Die sogenannte Weißnasenkrankheit hat in Nordamerika zu einem dramatischen Massensterben von Fledermäusen geführt. Die ersten toten Fledermäuse waren 2006 in einer Höhle im Bundesstaat New York entdeckt worden. Der bis zu dem Zeitpunkt unbekannte Pilz Pseudogymnoascus destructans hatte die Krankheit, die sich fortan in Nordamerika ausbreitete und die überwinternden Fledermaus-Populationen massiv dezimierte, verursacht. Insgesamt sind in den vergangenen 19 Jahren mehrere Millionen Fledermäuse an der Pilzinfektion verendet.
Der identifizierte Pilz stammte ursprünglich aus der Region Podillia in der Ukraine, wie ein internationales Forscherteam gerade herausgefunden hat. Die Wissenschaftler:innen unter Federführung einer Doktorandin der Universität Greifswald haben nach der Analyse von rund 5.400 Proben belegen können, dass dieser Pilz in Nordamerika für das größte dokumentierte Säugetiersterben verantwortlich ist, in Europa allerdings mit Fledermäusen koexistierte, ohne die Tiere zu töten. Nun fanden die Forschenden heraus, dass es zwei Pilzarten gibt, die die Weißnasenkrankheit verursachen können.

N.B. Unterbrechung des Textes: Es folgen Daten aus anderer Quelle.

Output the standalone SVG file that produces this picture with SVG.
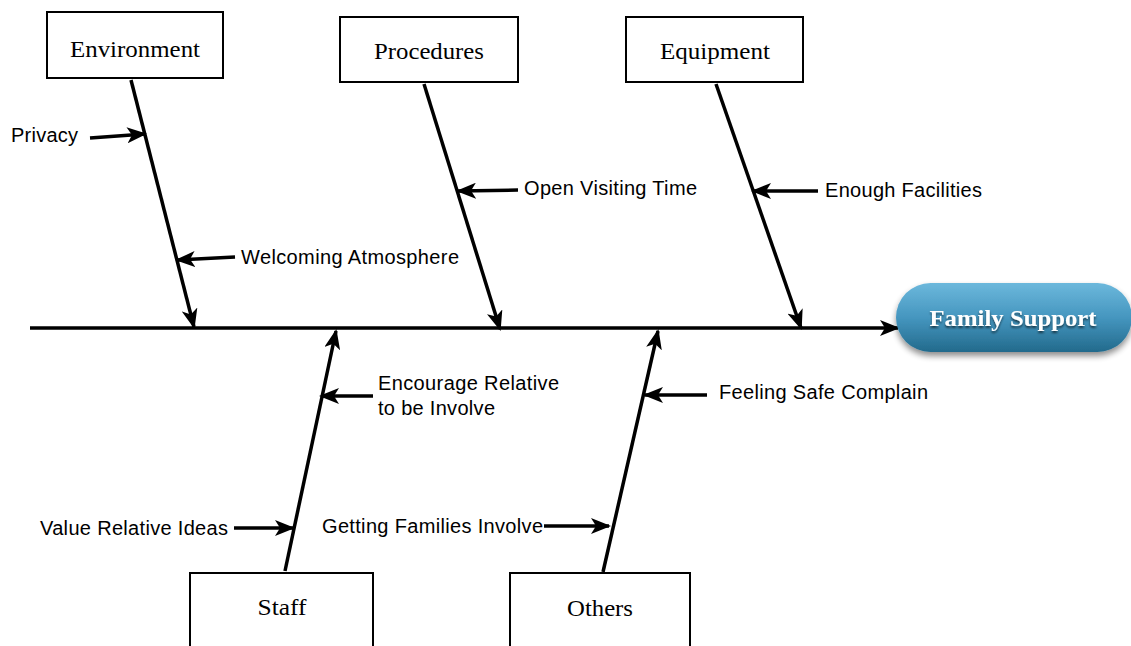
<svg xmlns="http://www.w3.org/2000/svg" width="1131" height="646" viewBox="0 0 1131 646">
  <style>
    .box { fill: #ffffff; stroke: #000000; stroke-width: 2; }
    .boxlabel { font-family: "Liberation Serif", "Times New Roman", serif; font-size: 24px; fill: #000000; text-anchor: middle; }
    .label { font-family: "Liberation Sans", Arial, sans-serif; font-size: 20px; fill: #000000; }
    .bone { stroke: #000000; stroke-width: 3.5; fill: none; marker-end: url(#head); }
    .twig { stroke: #000000; stroke-width: 3.5; fill: none; marker-end: url(#head); }
    .headtext { font-family: "Liberation Serif", "Times New Roman", serif; font-size: 24px; font-weight: bold; fill: #ffffff; text-anchor: middle; }
  </style>
  <defs>
    <marker id="head" viewBox="0 0 20 16" markerWidth="20" markerHeight="16" refX="18" refY="8" orient="auto" markerUnits="userSpaceOnUse">
      <path d="M0,0 L20,8 L0,16 L5,8 z" fill="#000000"/>
    </marker>
    <linearGradient id="pill" x1="0" y1="0" x2="0" y2="1">
      <stop offset="0" stop-color="#6cb8dc"/>
      <stop offset="0.5" stop-color="#4596bf"/>
      <stop offset="1" stop-color="#226a8c"/>
    </linearGradient>
    <filter id="drop" x="-10%" y="-20%" width="120%" height="150%">
      <feGaussianBlur in="SourceAlpha" stdDeviation="3"/>
      <feOffset dx="0" dy="4" result="b"/>
      <feComponentTransfer><feFuncA type="linear" slope="0.45"/></feComponentTransfer>
      <feMerge><feMergeNode/><feMergeNode in="SourceGraphic"/></feMerge>
    </filter>
    <filter id="txtshadow" x="-10%" y="-30%" width="120%" height="160%">
      <feGaussianBlur in="SourceAlpha" stdDeviation="1.2"/>
      <feOffset dx="0" dy="1.5"/>
      <feComponentTransfer><feFuncA type="linear" slope="0.6"/></feComponentTransfer>
      <feMerge><feMergeNode/><feMergeNode in="SourceGraphic"/></feMerge>
    </filter>
  </defs>

  <rect width="1131" height="646" fill="#ffffff"/>

  <!-- spine, bones and twigs -->
  <g id="connectors">
    <line class="bone" x1="30" y1="328" x2="898" y2="328"/>
    <!-- upper bones -->
    <line class="bone" x1="131" y1="80" x2="194" y2="327"/>
    <line class="bone" x1="424" y1="84" x2="500" y2="329"/>
    <line class="bone" x1="716" y1="84" x2="801" y2="328"/>
    <!-- lower bones -->
    <line class="bone" x1="285" y1="571" x2="336" y2="331"/>
    <line class="bone" x1="603" y1="572" x2="658" y2="331"/>
    <!-- causes -->
    <line class="twig" x1="90" y1="138" x2="145" y2="134"/>
    <line class="twig" x1="235" y1="257" x2="177" y2="260"/>
    <line class="twig" x1="518" y1="190" x2="458" y2="191"/>
    <line class="twig" x1="818" y1="191" x2="753" y2="191"/>
    <line class="twig" x1="373" y1="396" x2="321" y2="396"/>
    <line class="twig" x1="707" y1="395" x2="645" y2="395"/>
    <line class="twig" x1="234" y1="528" x2="293" y2="528"/>
    <line class="twig" x1="544" y1="526" x2="609" y2="526"/>
  </g>

  <g id="cause-labels">
    <text class="label" x="11" y="142" textLength="67" lengthAdjust="spacing">Privacy</text>
    <text class="label" x="241" y="264" textLength="218" lengthAdjust="spacing">Welcoming Atmosphere</text>
    <text class="label" x="524" y="195" textLength="173" lengthAdjust="spacing">Open Visiting Time</text>
    <text class="label" x="825" y="197" textLength="157" lengthAdjust="spacing">Enough Facilities</text>
    <text class="label" x="378" y="390" textLength="181" lengthAdjust="spacing">Encourage Relative</text>
    <text class="label" x="378" y="415" textLength="117" lengthAdjust="spacing">to be Involve</text>
    <text class="label" x="719" y="399" textLength="209" lengthAdjust="spacing">Feeling Safe Complain</text>
    <text class="label" x="40" y="535" textLength="188" lengthAdjust="spacing">Value Relative Ideas</text>
    <text class="label" x="322" y="533" textLength="221" lengthAdjust="spacing">Getting Families Involve</text>
  </g>

  <g id="environment">
    <rect class="box" x="47" y="12" width="176" height="66"/>
    <text class="boxlabel" x="135" y="57" textLength="130" lengthAdjust="spacingAndGlyphs">Environment</text>
  </g>
  <g id="procedures">
    <rect class="box" x="340" y="17" width="178" height="65"/>
    <text class="boxlabel" x="429" y="59" textLength="110" lengthAdjust="spacingAndGlyphs">Procedures</text>
  </g>
  <g id="equipment">
    <rect class="box" x="626" y="17" width="177" height="65"/>
    <text class="boxlabel" x="715" y="59" textLength="110" lengthAdjust="spacingAndGlyphs">Equipment</text>
  </g>
  <g id="staff">
    <rect class="box" x="190" y="573" width="183" height="80"/>
    <text class="boxlabel" x="282" y="615" textLength="49" lengthAdjust="spacingAndGlyphs">Staff</text>
  </g>
  <g id="others">
    <rect class="box" x="510" y="573" width="180" height="80"/>
    <text class="boxlabel" x="600" y="616" textLength="66" lengthAdjust="spacingAndGlyphs">Others</text>
  </g>

  <g id="family-support">
    <rect x="896" y="283" width="236" height="69" rx="34.5" ry="34.5" fill="url(#pill)" filter="url(#drop)"/>
    <text class="headtext" x="1013" y="326" filter="url(#txtshadow)" textLength="167" lengthAdjust="spacingAndGlyphs">Family Support</text>
  </g>
</svg>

Nur einer der beiden entdeckten Pilze ist bislang in Nordamerika nachgewiesen worden. Die Studie zeigt deutlich, dass es zu einer viel drastischeren Todesrate bei Fledermäusen kommen könnte, wenn die 2. Pilzart ebenfalls nach Amerika eingeschleppt wird. Einzig strengere Biosicherheitsstandards für die Höhlenforschung könnte dieses Szenario verhindern.
„Diese Entdeckung eröffnet neue Einblicke in die Entwicklung von Virulenz und in die Art und Weise, wie diese Krankheitserreger mit ihren Wirten in verschiedenen geografischen Kontexten interagieren“, sagt Dr. Nicola Fischer, Erstautorin der Arbeit. Sie schrieb ihre Doktorarbeit zu diesem Thema an der Universität Greifswald und der Universität Montpellier in Frankreich. „Wir dachten, wir kennen unseren Feind, aber jetzt entdecken wir, dass er doppelt so groß und potenziell komplexer ist als zunächst angenommen“, fasst Fischer zusammen.
„Die Verhinderung des unbeabsichtigten Transports von pathogenen Pilzen wie Pseudogymnoascus destructans muss zu einer Priorität in den Strategien zum Artenschutz und zum Gesundheitsmanagement werden, sowohl für die Tierwelt als auch für den Menschen“, mahnt Dr. Sébastien Puechmaille, Koordinator der Studie an der Universität Montpellier, abschließend.